В 2005 году я — как слишком, пожалуй, многие на сегодняшний день осведомлены — попытался открыть свое кафе. Менее известен факт, что изначально мы с женой попытались заручиться лицензией на продажу в нем вина и пива. (Алкогольные лицензии в Нью-Йорке делятся на две категории. «Вино и пиво» гораздо дешевле и легче получить. Так что, если вы откроете карту коктейлей в каком-нибудь манхэттенском кафе и увидите с десяток странных изделий из саке и эля — знайте, что это от необходимости держать градус ниже 18). Поскольку жена моя в тот момент работала юристом, мы решили чуть сэкономить и подать на лицензию сами. Наше прошение вернулось к нам с отказом быстрее, чем в Кливленде ко мне вернулся потерянный кошелек. Мы попробовали еще раз. Бумеранг. После беседы с рядом более удачливых коллег выяснилось очевидное: что во всем городе есть только два юриста, чьи прошения Алкогольное ведомство штата Нью-Йорк (State Liquor Authority) вообще рассматривает. Если же времени в обрез, вдобавок можно нанять совершенно легального «экспедитора»; официально он не связан ни с ведомством, ни с юристом, но обе стороны вам с радостью его присоветуют. Заплатите ему еще пару тысяч, и ваше прошение будет рассмотрено не за три месяца, а за один.

Мы были наивны. Происходящее нас настолько поразило, что мы гордо отказались от лицензии вообще. Кто знает — смирись мы, я до сих пор бы смешивал клиентам какое-нибудь просекко с кампари. А то и до полной лицензии доплатились бы.

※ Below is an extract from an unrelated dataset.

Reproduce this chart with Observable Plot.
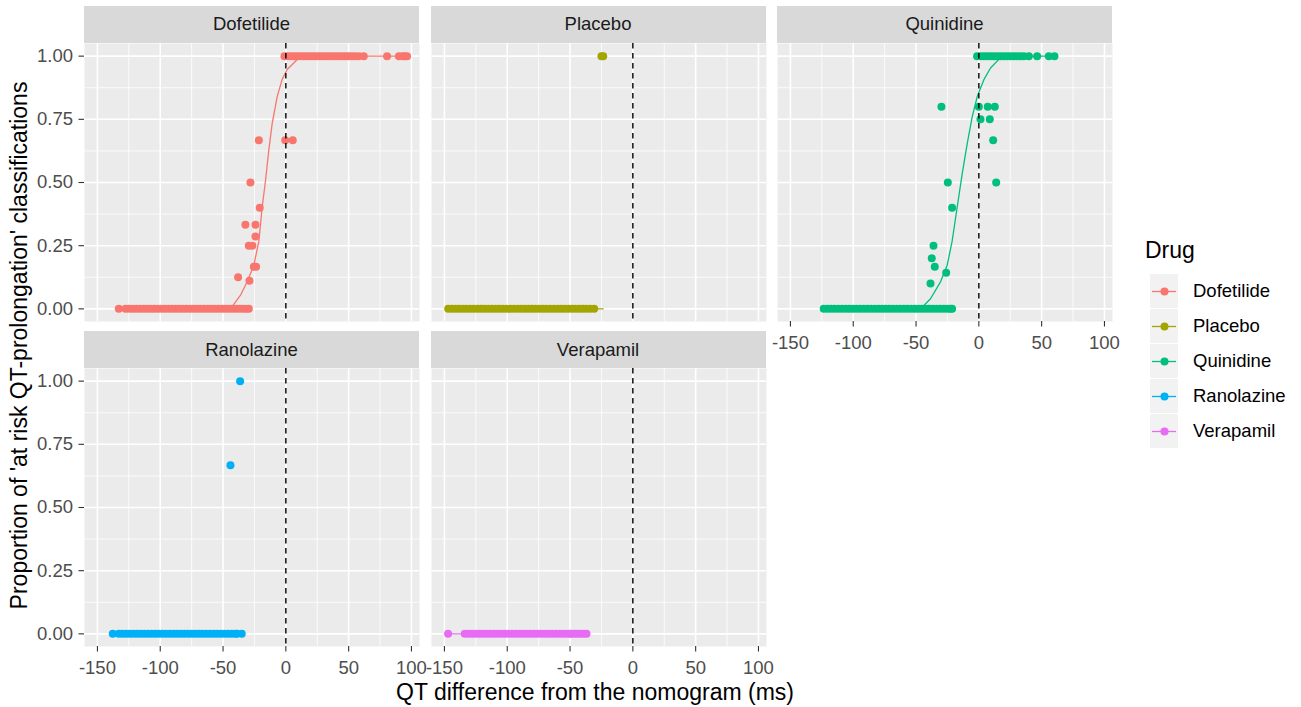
<!DOCTYPE html>
<html><head><meta charset="utf-8">
<script src="https://cdn.jsdelivr.net/npm/d3@7"></script>
<script src="https://cdn.jsdelivr.net/npm/@observablehq/plot@0.6"></script>
<style>
body{margin:0;background:#fff;font-family:"Liberation Sans",Arial,sans-serif;}
#root{position:relative;width:1301px;height:707px;overflow:hidden;background:#fff;}
.strip{position:absolute;background:#D9D9D9;color:#1A1A1A;font-size:18.5px;display:flex;align-items:center;justify-content:center;}
.panel{position:absolute;}
.title{position:absolute;color:#000;font-size:23px;white-space:nowrap;line-height:1;}
</style></head><body><div id="root"></div>
<script>
// ---------- data ----------
const drugs = ["Dofetilide", "Placebo", "Quinidine", "Ranolazine", "Verapamil"];
const drugColors = ["#F8766D", "#A3A500", "#00BF7D", "#00B0F6", "#E76BF3"];
const xTicks = [-150, -100, -50, 0, 50, 100];
const xMinorTicks = [-125, -75, -25, 25, 75];
const yTicks = [0, 0.25, 0.5, 0.75, 1];
const yMinorTicks = [0.125, 0.375, 0.625, 0.875];

// Dofetilide
const dofetilideAtZero = [-133, -127.6, -124.8, -121.9, -119.1, -116.3, -113.4, -110.5, -107.7, -104.9, -102.0, -99.2, -96.3, -93.5, -90.6, -87.8, -85.0, -82.1, -79.3, -76.4, -73.6, -70.7, -67.9, -65.0, -62.2, -59.4, -56.5, -53.7, -50.8, -48.0, -45.1, -42.3, -39.5, -36.6, -33.8, -31.5, -29.5];
const dofetilideAtOne = [-1.1, 1.5, 4.0, 6.6, 9.1, 11.7, 14.2, 16.8, 19.3, 21.9, 24.4, 27.0, 29.5, 32.1, 34.6, 37.2, 39.7, 42.3, 44.8, 47.4, 49.9, 52.5, 55.0, 58.0, 62.0, 80.6, 90.0, 93.0, 94.5, 96.5];
const dofetilideBetween = [[-21.5, 0.667], [-0.5, 0.667], [5.5, 0.667], [-28.2, 0.5], [-20.8, 0.4], [-32.2, 0.333], [-24.2, 0.333], [-24.2, 0.286], [-29.5, 0.25], [-26.6, 0.25], [-25.5, 0.167], [-23.7, 0.167], [-38.0, 0.125], [-29.0, 0.111]];
const dofetilideFit = [[-133, 0], [-44.1, 0], [-36.1, 0.054], [-30.8, 0.107], [-25.5, 0.173], [-21.5, 0.267], [-18.9, 0.40], [-16.2, 0.507], [-13.6, 0.627], [-10.9, 0.733], [-6.9, 0.84], [-3.0, 0.907], [1.0, 0.947], [6.3, 0.973], [10.3, 0.993], [20, 1], [96.5, 1]];

// Placebo
const placeboAtZero = [-147.0, -144.1, -141.2, -138.3, -135.4, -132.5, -129.6, -126.7, -123.8, -120.9, -118.0, -115.1, -112.2, -109.3, -106.4, -103.5, -100.6, -97.7, -94.8, -91.9, -89.0, -86.1, -83.2, -80.3, -77.4, -74.5, -71.6, -68.7, -65.8, -62.9, -60.0, -57.1, -54.2, -51.3, -48.4, -45.5, -42.6, -39.7, -36.8, -33.9, -30.8];
const placeboAtOne = [-25.0, -23.6];
const placeboBetween = [];
const placeboFit = [[-147.0, 0], [-23.6, 0]];

// Quinidine
const quinidineAtZero = [-123.5, -120.6, -117.7, -114.8, -111.9, -109.0, -106.1, -103.2, -100.3, -97.4, -94.5, -91.6, -88.7, -85.8, -82.9, -80.0, -77.1, -74.2, -71.3, -68.4, -65.5, -62.6, -59.7, -56.8, -53.9, -51.0, -48.1, -45.2, -42.3, -39.4, -36.5, -33.6, -30.7, -27.8, -24.9, -22.5, -21.3];
const quinidineAtOne = [-1.4, 1.2, 3.9, 6.5, 9.2, 11.8, 14.5, 17.1, 19.8, 22.4, 25.1, 27.7, 30.4, 33.0, 35.8, 39.8, 46.4, 55.7, 60.2];
const quinidineBetween = [[-29.8, 0.8], [0, 0.8], [7.1, 0.8], [12.7, 0.8], [1.3, 0.75], [8.7, 0.75], [11.4, 0.667], [-24.7, 0.5], [13.8, 0.5], [-21.3, 0.4], [-36.1, 0.25], [-37.5, 0.2], [-35.1, 0.167], [-26.0, 0.143], [-38.5, 0.1]];
const quinidineFit = [[-123.5, 0], [-46.5, 0], [-38.5, 0.04], [-30.5, 0.107], [-25.2, 0.173], [-21.3, 0.267], [-17.3, 0.40], [-13.3, 0.533], [-9.3, 0.653], [-5.3, 0.76], [-1.3, 0.84], [4.0, 0.907], [9.3, 0.953], [15.9, 0.987], [21.2, 0.997], [30, 1], [60.2, 1]];

// Ranolazine
const ranolazineAtZero = [-137.8, -133.0, -130.1, -127.2, -124.3, -121.4, -118.5, -115.6, -112.7, -109.8, -106.9, -104.0, -101.1, -98.2, -95.3, -92.4, -89.5, -86.6, -83.7, -80.8, -77.9, -75.0, -72.1, -69.2, -66.3, -63.4, -60.5, -57.6, -54.7, -51.8, -48.9, -46.0, -43.1, -40.2, -38.8, -35.1];
const ranolazineAtOne = [-36.4];
const ranolazineBetween = [[-44.1, 0.667]];
const ranolazineFit = [[-137.8, 0], [-35.1, 0]];

// Verapamil
const verapamilAtZero = [-147.1, -133.8, -130.9, -128.0, -125.1, -122.2, -119.3, -116.4, -113.5, -110.6, -107.7, -104.8, -101.9, -99.0, -96.1, -93.2, -90.3, -87.4, -84.5, -81.6, -78.7, -75.8, -72.9, -70.0, -67.1, -64.2, -61.3, -58.4, -55.5, -52.6, -50.0, -48.9, -46.3, -43.9, -41.5, -39.2, -36.9];
const verapamilAtOne = [];
const verapamilBetween = [];
const verapamilFit = [[-147.1, 0], [-36.9, 0]];

const xLabel = "QT difference from the nomogram (ms)";
const yLabel = "Proportion of 'at risk QT-prolongation' classifications";
const legendTitle = "Drug";

// ---------- assemble tables ----------
const source = {
  Dofetilide: [dofetilideAtZero, dofetilideAtOne, dofetilideBetween, dofetilideFit],
  Placebo: [placeboAtZero, placeboAtOne, placeboBetween, placeboFit],
  Quinidine: [quinidineAtZero, quinidineAtOne, quinidineBetween, quinidineFit],
  Ranolazine: [ranolazineAtZero, ranolazineAtOne, ranolazineBetween, ranolazineFit],
  Verapamil: [verapamilAtZero, verapamilAtOne, verapamilBetween, verapamilFit]
};
function pointsOf(drug) {
  const [z, o, b] = source[drug];
  return [
    ...z.map(x => ({x, p: 0, drug})),
    ...o.map(x => ({x, p: 1, drug})),
    ...b.map(([x, p]) => ({x, p, drug}))
  ];
}
function fitOf(drug) {
  return source[drug][3].map(([x, p]) => ({x, p, drug}));
}

// ---------- layout ----------
const colLeft = [84, 430.5, 777];
const panelW = 335;
const rowStripTop = [6, 331];
const stripH = [36.5, 37];
const rowTop = [42.5, 368];
const panelH = 278;
const layout = {
  Dofetilide: {c: 0, r: 0, xAxis: false, yAxis: true},
  Placebo: {c: 1, r: 0, xAxis: false, yAxis: false},
  Quinidine: {c: 2, r: 0, xAxis: true, yAxis: false},
  Ranolazine: {c: 0, r: 1, xAxis: true, yAxis: true},
  Verapamil: {c: 1, r: 1, xAxis: true, yAxis: false}
};

const root = document.getElementById("root");
const font = '"Liberation Sans", Arial, sans-serif';

for (const drug of drugs) {
  const L = layout[drug];
  const strip = document.createElement("div");
  strip.className = "strip";
  strip.style.left = colLeft[L.c] + "px";
  strip.style.top = rowStripTop[L.r] + "px";
  strip.style.width = panelW + "px";
  strip.style.height = stripH[L.r] + "px";
  strip.textContent = drug;
  root.appendChild(strip);

  const marks = [
    Plot.frame({fill: "#EBEBEB", stroke: null}),
    Plot.ruleX(xMinorTicks, {stroke: "#fff", strokeWidth: 0.8}),
    Plot.ruleY(yMinorTicks, {stroke: "#fff", strokeWidth: 0.8}),
    Plot.ruleX(xTicks, {stroke: "#fff", strokeWidth: 1.6}),
    Plot.ruleY(yTicks, {stroke: "#fff", strokeWidth: 1.6}),
    Plot.line(fitOf(drug), {x: "x", y: "p", stroke: "drug", strokeWidth: 1.3}),
    Plot.dot(pointsOf(drug), {x: "x", y: "p", fill: "drug", r: 4, stroke: null}),
    Plot.ruleX([0], {stroke: "#000", strokeWidth: 1.4, strokeDasharray: "5.5,4.5"})
  ];
  if (L.xAxis) marks.push(Plot.axisX(xTicks, {tickSize: 5.5, tickPadding: 8.5, fontSize: 18.5, color: "#4D4D4D", stroke: "#333", strokeWidth: 1.1, tickFormat: d => String(d), label: null}));
  if (L.yAxis) marks.push(Plot.axisY(yTicks, {tickSize: 5.5, tickPadding: 6, fontSize: 18.5, color: "#4D4D4D", stroke: "#333", strokeWidth: 1.1, tickFormat: d => d.toFixed(2), label: null}));

  const svg = Plot.plot({
    width: panelW, height: panelH,
    marginTop: 0, marginRight: 0, marginBottom: 0, marginLeft: 0,
    x: {domain: [-160.3, 106.4], label: null, axis: null},
    y: {domain: [-0.05, 1.05], label: null, axis: null},
    color: {domain: drugs, range: drugColors},
    style: {overflow: "visible", fontFamily: font, background: "transparent"},
    marks
  });
  svg.classList.add("panel");
  svg.style.left = colLeft[L.c] + "px";
  svg.style.top = rowTop[L.r] + "px";
  svg.style.position = "absolute";
  root.appendChild(svg);
}

// axis titles
const xt = document.createElement("div");
xt.className = "title";
xt.textContent = xLabel;
root.appendChild(xt);
xt.style.left = (595 - xt.offsetWidth / 2) + "px";
xt.style.top = "681px";

const yt = document.createElement("div");
yt.className = "title";
yt.textContent = yLabel;
root.appendChild(yt);
yt.style.left = (20 - yt.offsetWidth / 2) + "px";
yt.style.top = (345 - yt.offsetHeight / 2) + "px";
yt.style.transform = "rotate(-90deg)";

// legend
const lt = document.createElement("div");
lt.className = "title";
lt.textContent = legendTitle;
lt.style.left = "1145px";
lt.style.top = "239px";
root.appendChild(lt);

const legend = Plot.plot({
  width: 150, height: 178,
  marginTop: 0, marginRight: 0, marginBottom: 0, marginLeft: 0,
  x: {type: "band", domain: ["key"], range: [0, 34.5], axis: null},
  y: {type: "band", domain: drugs, range: [0, 178], paddingInner: 0.03, paddingOuter: 0, axis: null},
  color: {domain: drugs, range: drugColors},
  style: {overflow: "visible", fontFamily: font, background: "transparent"},
  marks: [
    Plot.cell(drugs, {x: () => "key", y: d => d, fill: "#F2F2F2"}),
    Plot.tickY(drugs, {x: () => "key", y: d => d, stroke: d => d, strokeWidth: 1.3, inset: 2}),
    Plot.dot(drugs, {x: () => "key", y: d => d, fill: d => d, r: 4}),
    Plot.text(drugs, {x: () => "key", y: d => d, text: d => d, dx: 28.5, textAnchor: "start", fontSize: 18.5, fill: "#000"})
  ]
});
legend.style.position = "absolute";
legend.style.left = "1147.3px";
legend.style.top = "272px";
root.appendChild(legend);
</script>
</body></html>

С тех пор я начал находить ту же простую схему — узаконенный откат — на всех уровнях общества. Рано или поздно до меня дошло: вот она, главная форма американской коррупции. Это не взятки «на местах». Это вполне легальное существование коммерческой единицы между частным и государственным сектором, посвященной перерабатыванию денег личности А в легально приемлемые гостинцы для личности Б.

В Вашингтоне роль «экспедитора» берут на себя, разумеется, лоббисты — население улицы Кей-стрит. Именно здесь деньги, скажем, фармацевтической индустрии мутируют в международные конференции с участием нужного сенатора. На Багамах. За гольфом.

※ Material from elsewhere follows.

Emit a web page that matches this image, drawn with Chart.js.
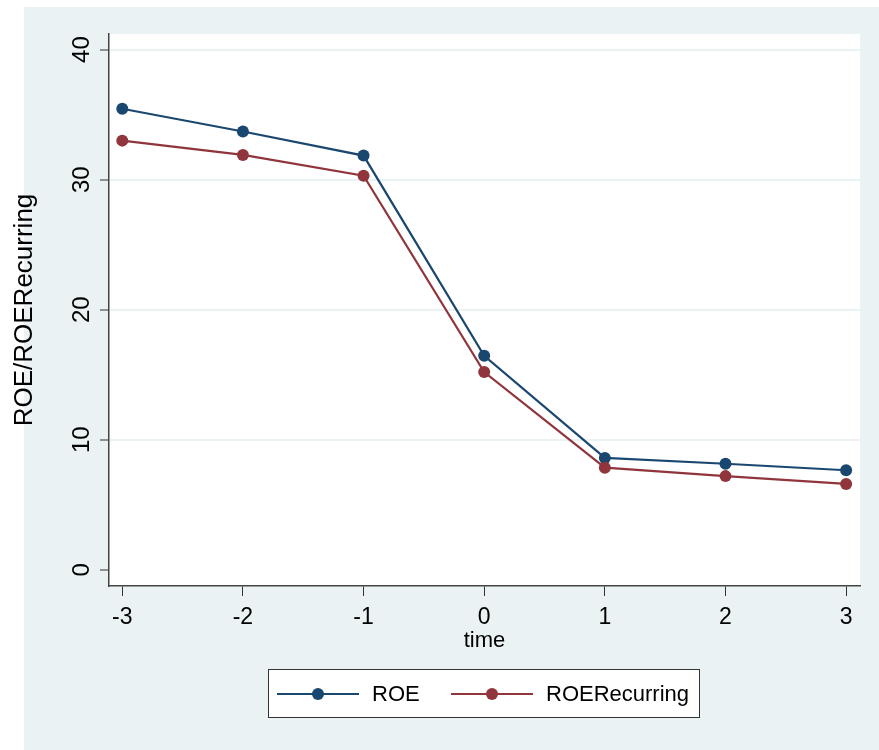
<!DOCTYPE html>
<html>
<head>
<meta charset="utf-8">
<script src="https://cdn.jsdelivr.net/npm/chart.js@4.4.1/dist/chart.umd.min.js"></script>
<style>
  body { margin: 0; background: #fff; }
  #wrap { width: 879px; height: 750px; }
</style>
</head>
<body>
<div id="wrap"><canvas id="roeChart" width="879" height="750"></canvas></div>
<script>
// data
const times = [-3, -2, -1, 0, 1, 2, 3];
const roe = [35.45, 33.7, 31.85, 16.45, 8.6, 8.15, 7.65];
const roeRecurring = [33.0, 31.9, 30.3, 15.2, 7.85, 7.2, 6.6];
const xTicks = [-3, -2, -1, 0, 1, 2, 3];
const yTicks = [0, 10, 20, 30, 40];

const NAVY = '#1a476f';
const MAROON = '#90353b';
const BG = '#eaf2f3';
const FONT = 'Liberation Sans, Arial, sans-serif';

function toPoints(ys) {
    return times.map((t, i) => ({ x: t, y: ys[i] }));
}

// background, white plot region
const backdrop = {
    id: 'backdrop',
    beforeDraw(chart) {
        const ctx = chart.ctx;
        const a = chart.chartArea;
        ctx.save();
        ctx.fillStyle = '#fff';
        ctx.fillRect(0, 0, chart.width, chart.height);
        ctx.fillStyle = BG;
        ctx.fillRect(24, 7, chart.width - 24, chart.height - 7);
        ctx.fillStyle = '#fff';
        ctx.fillRect(a.left, a.top, a.right - a.left, a.bottom - a.top);
        ctx.restore();
    }
};

// vertical y tick labels + boxed legend
const extras = {
    id: 'extras',
    afterDraw(chart) {
        const ctx = chart.ctx;
        const ys = chart.scales.y;
        ctx.save();
        ctx.fillStyle = '#000';
        ctx.font = '24px ' + FONT;
        ctx.textAlign = 'center';
        ctx.textBaseline = 'middle';
        yTicks.forEach(v => {
            ctx.save();
            ctx.translate(82, ys.getPixelForValue(v));
            ctx.rotate(-Math.PI / 2);
            ctx.fillText(String(v), 0, 0);
            ctx.restore();
        });

        // legend box
        ctx.fillStyle = '#fff';
        ctx.fillRect(268, 669, 432, 49);
        ctx.strokeStyle = '#333';
        ctx.lineWidth = 1;
        ctx.strokeRect(268.5, 669.5, 431, 48);
        const starts = [277, 451];
        const ly = 694;
        chart.data.datasets.forEach((ds, i) => {
            const lx = starts[i];
            ctx.strokeStyle = ds.borderColor;
            ctx.lineWidth = 2;
            ctx.beginPath();
            ctx.moveTo(lx, ly);
            ctx.lineTo(lx + 82, ly);
            ctx.stroke();
            ctx.fillStyle = ds.borderColor;
            ctx.beginPath();
            ctx.arc(lx + 41, ly, 6, 0, Math.PI * 2);
            ctx.fill();
            ctx.fillStyle = '#000';
            ctx.font = '22px ' + FONT;
            ctx.textAlign = 'left';
            ctx.textBaseline = 'middle';
            ctx.fillText(ds.label, lx + 95, ly + 1);
        });
        ctx.restore();
    }
};

new Chart(document.getElementById('roeChart'), {
    type: 'line',
    data: {
        datasets: [
            {
                label: 'ROE',
                data: toPoints(roe),
                borderColor: NAVY,
                backgroundColor: NAVY,
                borderWidth: 2.2,
                pointRadius: 6,
                pointBorderWidth: 0,
                pointBackgroundColor: NAVY,
                order: 1
            },
            {
                label: 'ROERecurring',
                data: toPoints(roeRecurring),
                borderColor: MAROON,
                backgroundColor: MAROON,
                borderWidth: 2.2,
                pointRadius: 6,
                pointBorderWidth: 0,
                pointBackgroundColor: MAROON,
                order: 0
            }
        ]
    },
    options: {
        responsive: false,
        animation: false,
        devicePixelRatio: 1,
        layout: { padding: { left: 0, top: 34, right: 19, bottom: 94 } },
        plugins: {
            legend: { display: false },
            tooltip: { enabled: false }
        },
        scales: {
            x: {
                type: 'linear',
                min: -3.11,
                max: 3.115,
                afterBuildTicks: s => { s.ticks = xTicks.map(v => ({ value: v })); },
                afterFit: s => { s.height = 70; },
                ticks: {
                    color: '#000',
                    font: { family: FONT, size: 23 },
                    padding: 8,
                    maxRotation: 0,
                    callback: v => String(v)
                },
                grid: {
                    drawOnChartArea: false,
                    drawTicks: true,
                    tickLength: 10,
                    tickColor: '#333',
                    tickWidth: 1
                },
                border: { color: '#444', width: 1.5 },
                title: {
                    display: true,
                    text: 'time',
                    color: '#000',
                    font: { family: FONT, size: 22, lineHeight: 30 / 22 },
                    padding: 0
                }
            },
            y: {
                min: -1.25,
                max: 41.2,
                afterBuildTicks: s => { s.ticks = yTicks.map(v => ({ value: v })); },
                afterFit: s => { s.width = 109; },
                ticks: { display: false },
                grid: {
                    color: c => (c.tick && c.tick.value === 0) ? 'rgba(0,0,0,0)' : BG,
                    lineWidth: 2,
                    drawTicks: true,
                    tickLength: 9,
                    tickColor: '#333',
                    tickWidth: 1
                },
                border: { color: '#444', width: 1.5 },
                title: {
                    display: true,
                    text: 'ROE/ROERecurring',
                    color: '#000',
                    font: { family: FONT, size: 26, lineHeight: 50 / 26 },
                    padding: 0
                }
            }
        }
    },
    plugins: [backdrop, extras]
});
</script>
</body>
</html>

В музыкальной индустрии все еще лучше. Здесь правят бал так называемые независимые продюсеры, или indies, несмотря на название, не имеющие никакого отношения к инди-року. Инди работают «консультантами» при радиостанциях, якобы помогая музыкальным директорам составлять плейлисты. За примерно 10 тысяч долларов у вашей песни внезапно появляется шанс попасть (единожды) в эфир около 30 станций. В последние лет пять система вышла на новый виток: после того как эту практику попытались запретить, самые крупные станции взамен завели своих собственных инди, через которых ведутся все переговоры. Загвоздка в том, что вы не знаете, кто этот человек. Личность «их» инди знает… только ваш инди. Таким образом, вы платите уже обеим сторонам переговоров — а радиостанция по-прежнему не имеет к происходящему никакого отношения.

Ничего катастрофического об американском социуме эта тенденция, наверное, не говорит. Идеальных обществ нет, система как-никак работает, желающие платить за продвижение очередной певички по волнам FM сами себя наказывают, и я всегда предпочту продажного политика продажному полицейскому. Но что-то меня бесит именно в этой устаканенности. В XVI веке Папа Римский разрешил католическим миссионерам в Бразилии есть мясо капибары во время поста: он просто велел считать эту водную крысу рыбой. Наша культура скрестила коррупционера с коррумпированным — с одного конца мех, с другого чешуя — и постановила называть результат «экспедитором».